Resonances remain today about all this. The “phoenix rising” of the title is a metaphor for how the internet has gone from strength to strength, despite the bubble, an irresistible amalgam of public infrastructure and private entrepreneurialism. An understanding of technology, economics and law help us to see that business is business, was so before the internet and will be so afterwards. From the start the internet had winners and losers: winners had network economics and IPR on their side and exploited them ruthlessly. Capitalism and concentration (in monopoly and oligopoly) both led to and constrained innovation, embedded business models in highly‐protected proprietary software systems, and gave monopolists transaction cost and political advantages which the winners did not hesitate to use aggressively. Having platform software, preferably patented, and a legal process more and more on the side of the winners (the Digital Millennium Copyright Act is called “pernicious”)(or unable effectively to break‐up a monopolist like Microsoft) the winners seemed to hold all the trumps.

These ideas and arguments have been familiar from works like Lawrence Lessig's Future of Ideas (Random House, 2001), which probes into whether and how ever‐stronger owners’ intellectual property rights work against the public interest, stifle creativity and restrict access. Abramson, a consultant with computer science and legal qualifications and an active commentator on the digital economy, comes from very much the same direction, arguing at the end against market distortions (the winners do what they are supposed to do, maximize shareholder value) yet conceding that, for all that, it is not in the public interest) where, on a global stage, the largely negative effects of monopoly power distort the market, impede access and hide the truth. Consumers tend not to care about IP rights and software platforms, so long as the price is right: almost deterministically, they are locked‐in to the product‐service range available from major players, and this shapes their expectations and behaviours. Externalities derived from ever‐larger networks seem to work in their favour and encourage inertia. Open source (there is a chatty review of its history) and Napster and its successors (there is another chatty history of that) have taken on the major players with mixed success, many with inchoate business models. Sadly, he argues, legal “solutions” have been false trails, leaving loose ends (Microsoft is just as big) and using biased law (like DMCA). Human capital, the “sand in the Vaseline”, cannot duck hard choices about this.

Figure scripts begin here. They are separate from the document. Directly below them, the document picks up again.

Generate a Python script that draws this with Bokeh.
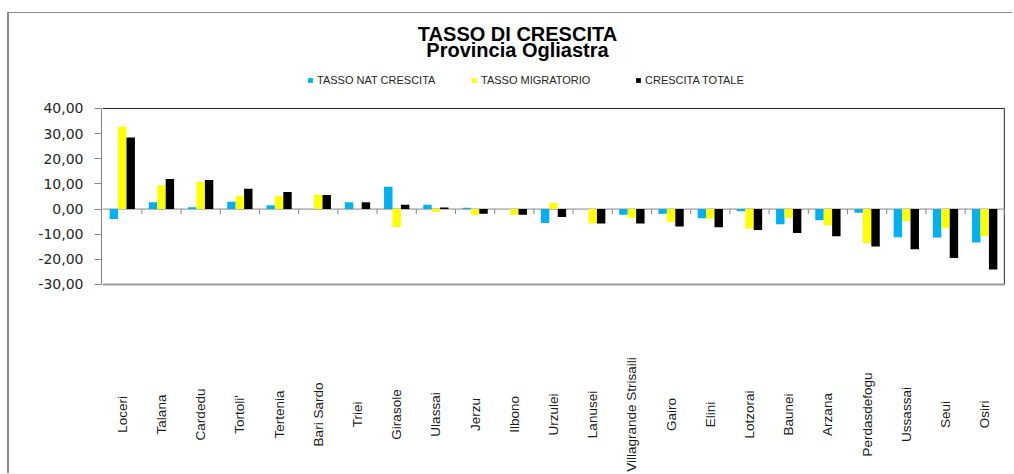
import math
from bokeh.plotting import figure
from bokeh.models import (ColumnDataSource, FactorRange, Range1d, FixedTicker,
                          Legend, LegendItem, LabelSet, Label)
from bokeh.transform import dodge
from bokeh.core.properties import value
from bokeh.embed import file_html
from bokeh.resources import INLINE

# ---------------- data ----------------
comuni = ["Loceri", "Talana", "Cardedu", "Tortoli'", "Tertenia", "Bari Sardo",
          "Triei", "Girasole", "Ulassai", "Jerzu", "Ilbono", "Urzulei",
          "Lanusei", "Villagrande Strisaili", "Gairo", "Elini", "Lotzorai",
          "Baunei", "Arzana", "Perdasdefogu", "Ussassai", "Seui", "Osiri"]
tasso_nat = [-4.0, 2.7, 0.7, 2.9, 1.5, 0.0, 2.7, 8.9, 1.7, 0.5, 0.0, -5.5,
             0.0, -2.3, -1.9, -3.7, -0.9, -6.0, -4.4, -1.5, -11.2, -11.3, -13.3]
tasso_mig = [32.7, 9.5, 10.9, 5.3, 5.3, 5.7, 0.0, -7.1, -1.2, -2.3, -2.3, 2.4,
             -5.7, -3.5, -5.1, -3.9, -7.7, -3.5, -6.5, -13.5, -4.7, -7.6, -10.8]
crescita_tot = [28.5, 12.0, 11.6, 8.1, 6.8, 5.6, 2.7, 1.7, 0.6, -1.9, -2.3, -3.2,
                -5.7, -5.7, -6.9, -7.2, -8.3, -9.5, -10.8, -14.9, -16.0, -19.5, -24.0]
series_labels = ["TASSO NAT CRESCITA", "TASSO MIGRATORIO", "CRESCITA TOTALE"]
y_ticks = [-30, -20, -10, 0, 10, 20, 30, 40]
y_tick_labels = ["-30,00", "-20,00", "-10,00", "0,00", "10,00", "20,00", "30,00", "40,00"]
title_1 = "TASSO DI CRESCITA"
title_2 = "Provincia Ogliastra"

# ---------------- style / layout ----------------
COLORS = ["#00B0F0", "#FFFF00", "#000000"]
BAR_W = 0.215
AXIS_GRAY = "#868686"
DARK = "#262626"
Y_MIN, Y_MAX = y_ticks[0], y_ticks[-1]
# frame covers the whole canvas height so that titles, legend and labels live inside it
Y_VIEW = (-105.57, 77.78)
LABEL_Y = -81.7
N = len(comuni)

src = ColumnDataSource(dict(comune=comuni, nat=tasso_nat, mig=tasso_mig, tot=crescita_tot))

p = figure(x_range=FactorRange(factors=comuni, range_padding=0.03,
                               range_padding_units="absolute", factor_padding=0),
           y_range=Range1d(*Y_VIEW),
           width=1005, height=461,
           min_border_left=92, min_border_right=9, min_border_top=0, min_border_bottom=0,
           output_backend="svg", toolbar_location=None)
p.styles = {"border-left": "2px solid #8c8c8c", "border-top": "1px solid #8c8c8c",
            "margin-top": "12px", "margin-left": "7px"}

p.background_fill_color = "white"
p.border_fill_color = "white"
p.outline_line_color = None
p.grid.visible = False
p.xaxis.visible = False

# plot-area box: top and right dark, bottom gray
p.segment(x0=[0, N], y0=[Y_MAX, Y_MIN], x1=[N, N], y1=[Y_MAX, Y_MAX],
          line_color=DARK, line_width=1)
p.segment(x0=[0], y0=[Y_MIN], x1=[N], y1=[Y_MIN], line_color="#9a9a9a", line_width=2)

# zero axis line and category boundary ticks
p.segment(x0=[0], y0=[0], x1=[N], y1=[0], line_color=AXIS_GRAY, line_width=1)
bounds = list(range(1, N + 1))
p.segment(x0=bounds, y0=[0] * N, x1=bounds, y1=[-2] * N,
          line_color=AXIS_GRAY, line_width=1)

renderers = []
for off, col, color in zip([-BAR_W, 0, BAR_W], ["nat", "mig", "tot"], COLORS):
    r = p.vbar(x=dodge("comune", off, range=p.x_range), top=col, bottom=0,
               width=BAR_W, fill_color=color, line_color=None, source=src)
    renderers.append(r)

# y axis
p.yaxis.ticker = FixedTicker(ticks=y_ticks)
p.yaxis.bounds = (Y_MIN, Y_MAX)
p.yaxis.major_label_overrides = dict(zip(y_ticks, y_tick_labels))
p.yaxis.axis_line_color = AXIS_GRAY
p.yaxis.major_tick_line_color = AXIS_GRAY
p.yaxis.major_tick_out = 7
p.yaxis.major_tick_in = 0
p.yaxis.minor_tick_out = 0
p.yaxis.minor_tick_in = 0
p.yaxis.major_label_text_font = "DejaVu Sans"
p.yaxis.major_label_text_font_size = "14px"
p.yaxis.major_label_text_color = DARK
p.yaxis.major_label_standoff = 11

# category labels (vertical, centred)
labels = LabelSet(x="comune", y=LABEL_Y, text="comune", source=src, angle=math.pi / 2,
                  text_align="center", text_baseline="middle",
                  text_font=value("Liberation Sans"), text_font_size="13.5px",
                  text_color="#1a1a1a")
p.add_layout(labels)

# legend
legend = Legend(items=[LegendItem(label=l, renderers=[r]) for l, r in zip(series_labels, renderers)],
                orientation="horizontal", location=(206, 388),
                glyph_width=6, glyph_height=6, label_standoff=4, label_width=150,
                spacing=4, padding=2, margin=0,
                label_text_font="Liberation Sans", label_text_font_size="11px",
                label_text_color=DARK,
                border_line_color=None, background_fill_alpha=0)
p.add_layout(legend)

# titles
for txt, sy in [(title_1, 440.5), (title_2, 424.5)]:
    p.add_layout(Label(x=416, y=sy, x_units="screen", y_units="screen", text=txt,
                       text_align="center", text_baseline="middle",
                       text_font="Liberation Sans", text_font_size="20px",
                       text_font_style="bold", text_color="black"))

open("out.html", "w").write(file_html(p, INLINE))
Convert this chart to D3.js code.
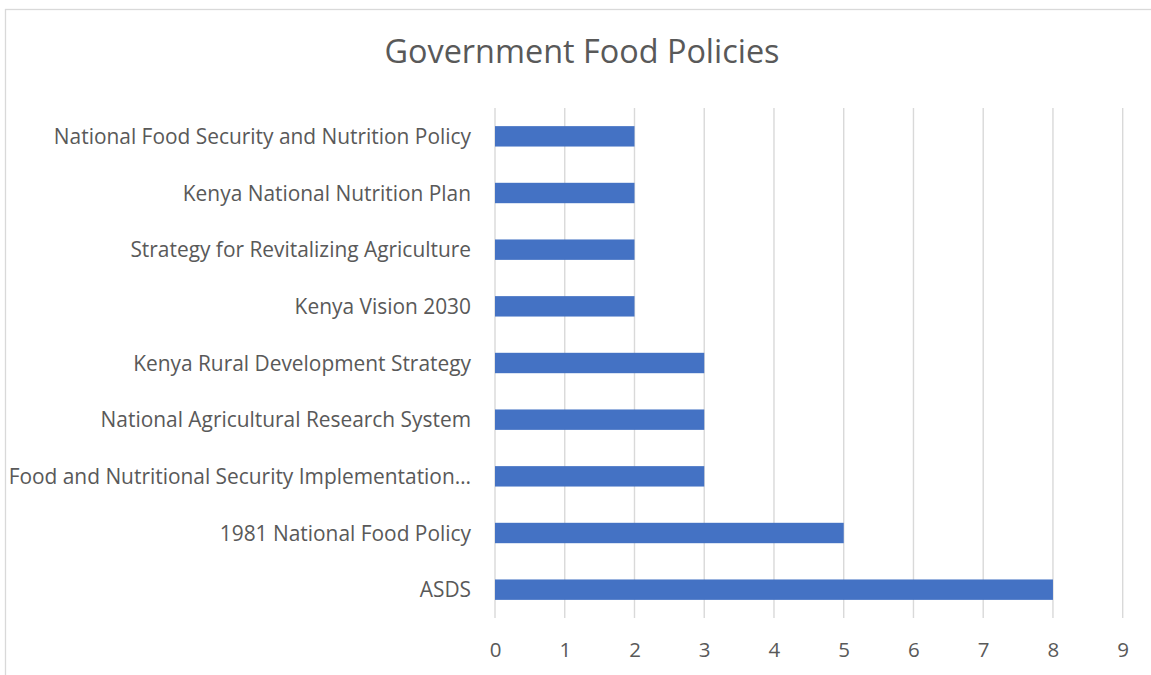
<!DOCTYPE html>
<html>
<head>
<meta charset="utf-8">
<script src="https://cdn.jsdelivr.net/npm/d3@7"></script>
<style>
  html, body { margin: 0; padding: 0; background: #fff; }
  svg { display: block; }
  text { font-family: "Open Sans", "Noto Sans", sans-serif; fill: #595959; }
</style>
</head>
<body>
<svg id="chart" width="1151" height="675"></svg>
<script>
// Policies, listed top to bottom as shown
const categories = [
  "National Food Security and Nutrition Policy",
  "Kenya National Nutrition Plan",
  "Strategy for Revitalizing Agriculture",
  "Kenya Vision 2030",
  "Kenya Rural Development Strategy",
  "National Agricultural Research System",
  "Food and Nutritional Security Implementation…",
  "1981 National Food Policy",
  "ASDS"
];
const values = [2, 2, 2, 2, 3, 3, 3, 5, 8];
const xTicks = [0, 1, 2, 3, 4, 5, 6, 7, 8, 9];
const title = "Government Food Policies";

const svg = d3.select("#chart");
const W = 1151, H = 675;
const plot = { left: 495, right: 1122.7, top: 108, bottom: 618 };

// Chart frame (extends past the visible edge on right and bottom)
svg.append("rect")
  .attr("x", 5.5).attr("y", 9.5)
  .attr("width", W + 50).attr("height", H + 50)
  .attr("fill", "none").attr("stroke", "#d9d9d9").attr("stroke-width", 1.3);

const x = d3.scaleLinear().domain([0, 9]).range([plot.left, plot.right]);
const y = d3.scaleBand().domain(categories).range([plot.top, plot.bottom]).paddingInner(0.64).paddingOuter(0.32);

// Vertical gridlines
svg.append("g").selectAll("line").data(xTicks).join("line")
  .attr("x1", d => x(d)).attr("x2", d => x(d))
  .attr("y1", plot.top).attr("y2", plot.bottom)
  .attr("stroke", "#d9d9d9").attr("stroke-width", 1.4);

// Bars
svg.append("g").selectAll("rect").data(values).join("rect")
  .attr("x", x(0))
  .attr("y", (d, i) => y(categories[i]))
  .attr("width", d => x(d) - x(0))
  .attr("height", y.bandwidth())
  .attr("fill", "#4472c4");

// X axis tick labels
const xAxis = d3.axisBottom(x).tickValues(xTicks).tickSize(0).tickPadding(0).tickFormat(d3.format("d"));
const gx = svg.append("g").attr("transform", `translate(0,${plot.bottom})`).call(xAxis);
gx.select(".domain").remove();
gx.selectAll("text")
  .attr("y", 39).attr("dy", null)
  .style("font-size", "20.5px").style("font-family", "\"Open Sans\", sans-serif").attr("fill", "#595959");

// Y axis category labels
const yAxis = d3.axisLeft(y).tickSize(0).tickPadding(24);
const gy = svg.append("g").attr("transform", `translate(${plot.left},0)`).call(yAxis);
gy.select(".domain").remove();
gy.selectAll("text")
  .attr("dy", "0.36em")
  .style("font-size", "20.9px").style("font-family", "\"Open Sans\", sans-serif").attr("fill", "#595959");

// Title
svg.append("text")
  .attr("x", 582).attr("y", 63)
  .attr("text-anchor", "middle")
  .style("font-size", "32.4px")
  .text(title);
</script>
</body>
</html>
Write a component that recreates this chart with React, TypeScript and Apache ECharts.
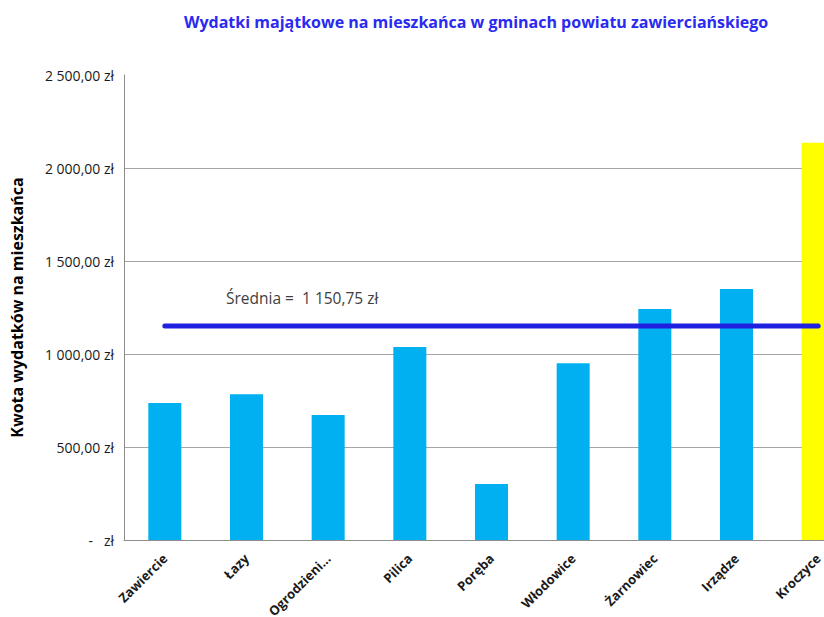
import React, { useEffect, useRef } from "react";
import * as echarts from "echarts";

const categories = ["Zawiercie", "Łazy", "Ogrodzieniec", "Pilica", "Poręba", "Włodowice", "Żarnowiec", "Irządze", "Kroczyce"];
const values = [737, 783, 672, 1038, 301, 950, 1242, 1349, 2136];
const barColors = ["#00B0F0", "#00B0F0", "#00B0F0", "#00B0F0", "#00B0F0", "#00B0F0", "#00B0F0", "#00B0F0", "#FFFF00"];
const average = 1150.75;
const averageLine = categories.map(() => average);
const yTicks = [0, 500, 1000, 1500, 2000, 2500];

const fmtZl = (v: number) => {
  if (v === 0) return "-   zł";
  const [int, dec] = v.toFixed(2).split(".");
  const withSpaces = int.replace(/\B(?=(\d{3})+(?!\d))/g, " ");
  return `${withSpaces},${dec} zł`;
};

const FONT = "'Open Sans', sans-serif";

export default function App() {
  const ref = useRef<HTMLDivElement>(null);
  useEffect(() => {
    if (!ref.current) return;
    const chart = echarts.init(ref.current, undefined, { renderer: "svg" });
    chart.setOption({
      animation: false,
      backgroundColor: "#ffffff",
      title: {
        text: "Wydatki majątkowe na mieszkańca w gminach powiatu zawierciańskiego",
        left: 179,
        top: 9,
        textStyle: { color: "#2A2AF0", fontSize: 16, fontWeight: "bold", fontFamily: FONT },
      },
      grid: { left: 124, top: 75, right: 41, bottom: 77, containLabel: false, outerBoundsMode: "none" },
      xAxis: {
        type: "category",
        data: categories,
        axisLine: { lineStyle: { color: "#8C8C8C", width: 1 } },
        axisTick: { show: false },
        axisLabel: {
          rotate: 45,
          margin: 16,
          interval: 0,
          color: "#1A1A1A",
          fontSize: 13,
          fontWeight: "bold",
          fontFamily: FONT,
          formatter: (v: string) => (v.length > 10 ? v.slice(0, 10) + "…" : v),
        },
      },
      yAxis: {
        type: "value",
        min: yTicks[0],
        max: yTicks[yTicks.length - 1],
        interval: yTicks[1] - yTicks[0],
        name: "Kwota wydatków na mieszkańca",
        nameLocation: "middle",
        nameGap: 99,
        nameTextStyle: { color: "#000000", fontSize: 16, fontWeight: "bold", fontFamily: FONT },
        axisLine: { show: true, lineStyle: { color: "#8C8C8C", width: 1 } },
        axisTick: { show: false },
        axisLabel: { color: "#1A1A1A", fontSize: 14, fontFamily: FONT, margin: 10, formatter: fmtZl },
        splitLine: { show: true, showMaxLine: false, lineStyle: { color: "#A6A6A6", width: 1 } },
      },
      series: [
        {
          type: "bar",
          data: values.map((v, i) => ({ value: v, itemStyle: { color: barColors[i] } })),
          barWidth: 33,
        },
        {
          type: "line",
          data: averageLine,
          symbol: "none",
          lineStyle: { color: "#2020E0", width: 5, cap: "round" },
          z: 5,
        },
      ],
      graphic: [
        {
          type: "text",
          left: 226,
          top: 290,
          style: {
            text: "Średnia =  1 150,75 zł",
            fill: "#404040",
            font: `15.5px ${FONT}`,
          },
        },
      ],
    });
    return () => chart.dispose();
  }, []);
  return (
    <div
      ref={ref}
      style={{ position: "fixed", left: 0, top: 0, width: 900, height: 617 }}
    />
  );
}
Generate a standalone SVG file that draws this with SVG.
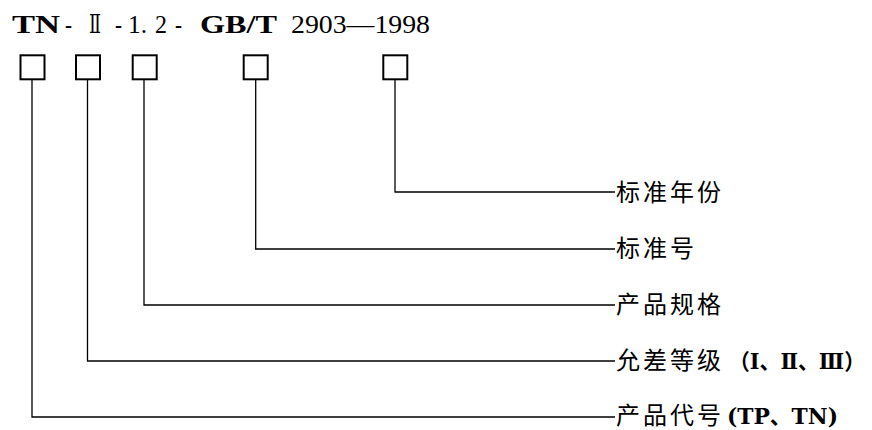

Digital Phoenix is a strikingly‐named but self‐indulgent book, convincing in its general thesis about convergence between technology and economics and law, persuasive about the dot‐com bubble (but no formal analysis of any real business failures) and reassuringly abrasive in its rehearsal of the anti‐trust and public interest agenda (a very familiar part of debate, especially in the USA). It would be good to see what Abramson might have said, after worrying that “Microsoft is the internet” (p. 142), about the rise and rise of Google as its major rival. The book is highly readable, with many dramatic expressions (digital music in a chapter called “The computer ate my industry”, Bill Gates as Mephistopheles, and struggles between Microsoft and the Federal Trade Commission as “King Kong vs Godzilla”). For all its razzmatazz, however, it adds little to knowledge but, even so, will be a readable introduction for the newcomer and the student, and the thoughtful points about the efficacy of applicable law and the general case for the public interest will remain centre stage for a long time. An addition, where wanted, for the academic and personal collection.